At some point, Texas being awarded a No. 4 seed in the NCAA Tournament is a reflection on Rick Barnes.
For better or worse. Right or wrong.
And if I'm Rick Barnes, who happened to earn his 500th career victory this season, I take it personally. And I make sure my team takes it personally.
It's as if last season's epic fold from No. 1 has extended into this season.
It's as if the NCAA Tournament Selection Committee took one look at Texas' last month of work (three losses in four games) and slapped a sell stock order on the Longhorns. How else do you explain Texas getting a No. 4 seed and teams like Florida, San Diego State, Purdue and BYU landing ahead of UT with either lesser credentials or missing players?
Barnes is saying all the right things publicly. He says he's not paying attention to seeding, doubters or those who've made Texas into a kickball preparing to get punted from the tournament in the first round.
Longhorn players say they are ready for the games that matter most in the season. Jordan Hamilton, who is almost certainly down to his last games in a Texas uniform before jumping to the NBA, says he's "excited" and that he plays his best when he's excited.
Speaking of uptight. Barnes said he used to treat the NCAA tourney as "life or death." He would tell players they couldn't have friends and family around. One former player even told me Barnes told his team before the Texas-Temple first-round game in New Orleans in 2001 that Barnes only wanted Maurice Evans shooting 3s.
After Evans opened the game ice cold from 3, Barnes then told Darren Kelly he could shoot the 3. But the team was already so uptight, the adjustments were virtually moot as the 6th-seeded Longhorns were upset by the 10th-seeded Owls.
Those days appear to be gone. Barnes now talks about having fun, adding "the fun is in the execution." And about having an "attack mentality."
"You don't back into winning this thing," Barnes said. "Someone is about to get hot. I think we're one of the teams capable of getting hot."
Barnes doesn't seem to hear the knocks on him. About how with Kevin Durant and D.J. Augustin, his team could only reach the second round of the NCAAs. About how he hasn't taken Texas past the second round of the tournament in three of the last four years.
The exception was 2008, when UT reached the Elite Eight at Reliant Stadium in Houston before succumbing to Memphis, led by Derrick Rose.
But Barnes is openly stating his team is capable of getting hot because it can. It has. There was that 11-0 start to Big 12 play - 10 of those 11 wins were by double digits, including the school's first ever win at Kansas.
A month ago, Texas was seen as maybe the best team in the country. Now, they are seen as fast-fading fool's gold.
Barnes once told me the team that usually wins it all is the team with the most future NBA players.

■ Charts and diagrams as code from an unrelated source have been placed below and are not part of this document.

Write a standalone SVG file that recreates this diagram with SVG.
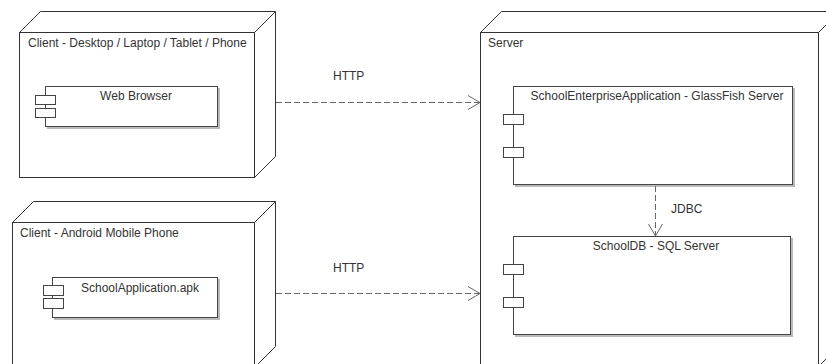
<svg xmlns="http://www.w3.org/2000/svg" width="826" height="364" viewBox="0 0 826 364">
<style>
.node{fill:#fff;stroke:#333;stroke-width:1}
.side{fill:#fff;stroke:#333;stroke-width:1}
.comp{fill:#fff;stroke:#444;stroke-width:1}
.shadow{fill:#bbb;stroke:none}
.port{fill:#fff;stroke:#444;stroke-width:1}
.t{font-family:"Liberation Sans",Arial,sans-serif;font-size:12px;fill:#333}
.dep{fill:none;stroke:#666;stroke-width:1;stroke-dasharray:6,3}
.head{fill:none;stroke:#666;stroke-width:1}
</style>
<rect width="826" height="364" fill="#fff"/>
<g id="client-desktop">
<path class="side" d="M19.5,32.5 L40.5,11.5 L275.5,11.5 L275.5,156.5 L254.5,177.5 L254.5,32.5 Z"/>
<path class="side" d="M254.5,32.5 L275.5,11.5"/>
<rect class="node" x="19.5" y="32.5" width="235" height="145"/>
<text class="t" x="28" y="47">Client - Desktop / Laptop / Tablet / Phone</text>
<g id="web-browser">
<rect class="shadow" x="47" y="88" width="173" height="41"/>
<rect class="comp" x="45.5" y="86.5" width="172" height="40"/>
<rect class="port" x="35.5" y="95.5" width="20" height="9"/>
<rect class="port" x="35.5" y="108.5" width="20" height="9"/>
<text class="t" x="136" y="100" text-anchor="middle">Web Browser</text>
</g>
</g>
<g id="client-android">
<path class="side" d="M12.5,222.5 L33.5,201.5 L275.5,201.5 L275.5,346.5 L254.5,367.5 L254.5,222.5 Z"/>
<path class="side" d="M254.5,222.5 L275.5,201.5"/>
<rect class="node" x="12.5" y="222.5" width="242" height="145"/>
<text class="t" x="20" y="237">Client - Android Mobile Phone</text>
<g id="school-application">
<rect class="shadow" x="54" y="279" width="166" height="41"/>
<rect class="comp" x="52.5" y="277.5" width="165" height="40"/>
<rect class="port" x="43.5" y="285.5" width="20" height="10"/>
<rect class="port" x="43.5" y="298.5" width="20" height="10"/>
<text class="t" x="140" y="292" text-anchor="middle">SchoolApplication.apk</text>
</g>
</g>
<g id="server">
<path class="side" d="M480.5,32.5 L501.5,11.5 L839.5,11.5 L839.5,345.5 L818.5,366.5 L818.5,32.5 Z"/>
<path class="side" d="M818.5,32.5 L839.5,11.5"/>
<rect class="node" x="480.5" y="32.5" width="338" height="334"/>
<text class="t" x="488" y="47">Server</text>
<g id="school-enterprise-app">
<rect class="shadow" x="515" y="88" width="280" height="99"/>
<rect class="comp" x="513.5" y="86.5" width="279" height="98"/>
<rect class="port" x="503.5" y="114.5" width="20" height="10"/>
<rect class="port" x="503.5" y="147.5" width="20" height="10"/>
<text class="t" x="657" y="100" text-anchor="middle">SchoolEnterpriseApplication - GlassFish Server</text>
</g>
<g id="school-db">
<rect class="shadow" x="515" y="238" width="278" height="99"/>
<rect class="comp" x="513.5" y="236.5" width="277" height="98"/>
<rect class="port" x="503.5" y="264.5" width="20" height="10"/>
<rect class="port" x="503.5" y="297.5" width="20" height="10"/>
<text class="t" x="656" y="250" text-anchor="middle">SchoolDB - SQL Server</text>
</g>
</g>
<g id="connectors">
<path class="dep" d="M276,102.5 L479,102.5"/>
<path class="head" d="M468,95.5 L480,102.5 L468,109.5"/>
<text class="t" x="333" y="80">HTTP</text>
<path class="dep" d="M276,293.5 L479,293.5"/>
<path class="head" d="M468,286.5 L480,293.5 L468,300.5"/>
<text class="t" x="333" y="272">HTTP</text>
<path class="dep" d="M655.5,186 L655.5,235"/>
<path class="head" d="M648.5,224 L655.5,236 L662.5,224"/>
<text class="t" x="671" y="213">JDBC</text>
</g>
</svg>
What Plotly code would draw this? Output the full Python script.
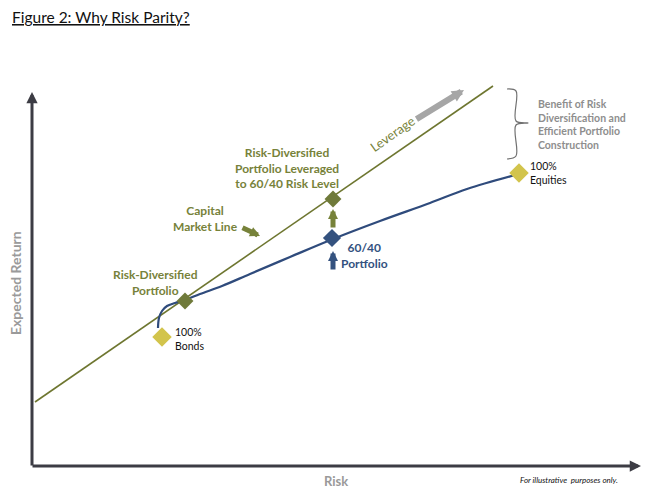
import plotly.graph_objects as go

# ---- data (pixel-like chart units: x = risk, y = return, y axis reversed) ----
cml_x = [35, 493]
cml_y = [402, 86]

frontier_x = [158, 159, 162, 167, 175, 185, 200, 222, 250, 290, 333, 380, 430, 467, 519]
frontier_y = [328, 318, 311, 306, 303, 300, 294, 286, 274, 257, 239, 221, 203, 189, 174]

asset_names = ["100%<br>Bonds", "100%<br>Equities"]
asset_x = [162, 519]
asset_y = [337, 173]

green_pts_x = [185, 333]
green_pts_y = [301, 199]

p6040_x = [332]
p6040_y = [238]

brace_x = [507, 516, 516, 528, 516, 516, 507]
brace_y = [89, 91, 121, 123, 125, 156, 159]

GREEN_LINE = "#6e7630"
GREEN_TXT = "#77823a"
BLUE = "#2f4b7c"
YELLOW = "#d2c44c"
AXIS = "#3c3c44"
GRAY = "#8e8e8e"

fig = go.Figure()

fig.add_trace(go.Scatter(x=cml_x, y=cml_y, mode="lines",
                         line=dict(color=GREEN_LINE, width=1.6), hoverinfo="skip"))
fig.add_trace(go.Scatter(x=frontier_x, y=frontier_y, mode="lines", line_shape="spline",
                         line=dict(color=BLUE, width=2.2), hoverinfo="skip"))
fig.add_trace(go.Scatter(x=asset_x, y=asset_y, mode="markers",
                         marker=dict(symbol="diamond", size=15, color=YELLOW), hoverinfo="skip"))
fig.add_trace(go.Scatter(x=green_pts_x, y=green_pts_y, mode="markers",
                         marker=dict(symbol="diamond", size=13, color="#6f7a3a"), hoverinfo="skip"))
fig.add_trace(go.Scatter(x=p6040_x, y=p6040_y, mode="markers",
                         marker=dict(symbol="diamond", size=14, color="#34527f"), hoverinfo="skip"))
fig.add_trace(go.Scatter(x=brace_x, y=brace_y, mode="lines", line_shape="spline",
                         line=dict(color="#707070", width=1.2), hoverinfo="skip"))

ann = []
FONT = "Lato"

def arrow(x0, y0, x1, y1, color, width, size, head=2):
    ann.append(dict(x=x1, y=y1, ax=x0, ay=y0, xref="x", yref="y", axref="x", ayref="y",
                    showarrow=True, arrowhead=head, arrowsize=size, arrowwidth=width,
                    arrowcolor=color, text=""))

# axes
arrow(32, 467, 32, 92, AXIS, 3, 0.75)
arrow(31, 466, 641, 466, AXIS, 3, 0.75)
# vertical block arrows
arrow(333, 229, 333, 209, "#77823a", 5, 0.4)
arrow(333, 271, 333, 251, "#34527f", 5, 0.4)
# capital market line pointer
arrow(241, 227, 260, 236, "#77823a", 5, 0.4)
# leverage arrow
arrow(415, 120, 464, 90, "#a6a6a6", 6, 0.4)

def text(x, y, s, color, size, bold=False, xanchor="center", yanchor="middle",
         angle=0, italic=False, align="center"):
    if bold:
        s = "<b>" + s + "</b>"
    if italic:
        s = "<i>" + s + "</i>"
    ann.append(dict(x=x, y=y, xref="x", yref="y", text=s, showarrow=False,
                    font=dict(family=FONT, size=size, color=color),
                    xanchor=xanchor, yanchor=yanchor, textangle=angle, align=align))

text(10, 17, "<u>Figure 2: Why Risk Parity?</u>", "#111111", 15.5, xanchor="left")
text(155, 282, "Risk-Diversified<br>Portfolio", GREEN_TXT, 12, bold=True)
text(287, 168, "Risk-Diversified<br>Portfolio Leveraged<br>to 60/40 Risk Level", GREEN_TXT, 12, bold=True)
text(205, 218, "Capital<br>Market Line", GREEN_TXT, 12, bold=True)
text(392, 134, "Leverage", GREEN_TXT, 13, angle=-35)
text(364, 255, "60/40<br>Portfolio", "#34527f", 12, bold=True)
text(173, 339, "100%<br>Bonds", "#111111", 10.5, xanchor="left", align="left")
text(528, 173, "100%<br>Equities", "#111111", 10.5, xanchor="left", align="left")
text(536, 124, "Benefit of Risk<br>Diversification and<br>Efficient Portfolio<br>Construction",
     GRAY, 10.5, bold=True, xanchor="left", align="left")
text(15, 283, "Expected Return", "#9a9a9a", 14, bold=True, angle=-90)
text(336, 481, "Risk", "#9a9a9a", 13, bold=True)
text(569, 480, "For illustrative  purposes only.", "#111111", 8, italic=True)

fig.update_layout(
    width=658, height=500, margin=dict(l=0, r=0, t=0, b=0),
    paper_bgcolor="white", plot_bgcolor="white", showlegend=False,
    xaxis=dict(range=[0, 658], visible=False, fixedrange=True),
    yaxis=dict(range=[500, 0], visible=False, fixedrange=True),
    annotations=ann,
)

fig.write_html("out.html")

Texas has three of those: Jordan Hamilton, Tristan Thompson and Cory Joseph. Maybe four: J'Covan Brown.
That's enough elite players to tame March Madness.
Barnes knows this is a window of opportunity. It's why he compared this year's team to the one in 2003 that reached the Final Four when discussing the postseason with his players on Sunday night.
"He told us stories about the 2003 team because he believes we can make the same kind of run," Dogus Balbay said.
It's why, after yet another loss in the Big 12 Tournament finals (0-6 under Barnes; 0-4 vs. Kansas), Barnes said, "We can beat anybody."
Barnes knows this team is capable of something special. And he'll feel like he let one get away if the Longhorns don't maximize that opportunity. The NCAA Selection Committee members have already spoken. They don't think Barnes and the Longhorns can do it.
They stuck him in Tulsa with an 11 a.m. tip time against one of the more dangerous double-digit seeds in the field - No. 13 Oakland, which has 6-11 scorer and shot-blocker Keith Benson (18 ppg, 10.1 rpg and nearly 4 blocks per game). The Grizzlies can also shoot the 3 and make their free throws (72 percent).
Heck the committee even put the Longhorns in the same region (Anaheim - not San Antonio or New Orleans) with Duke, Barnes' long-time nemesis, dating to his days at Clemson. Barnes beat Mike Krzyzewski four of the first five times he played Duke at Clemson from the 1994-95 season through the 1996-97 season. But Barnes hasn't beaten Coach K since, losing eight straight to the Blue Devils.
Now it's up to Barnes and his boys to prove all the doubters wrong. And show that last month's history is no parallel to last year's history.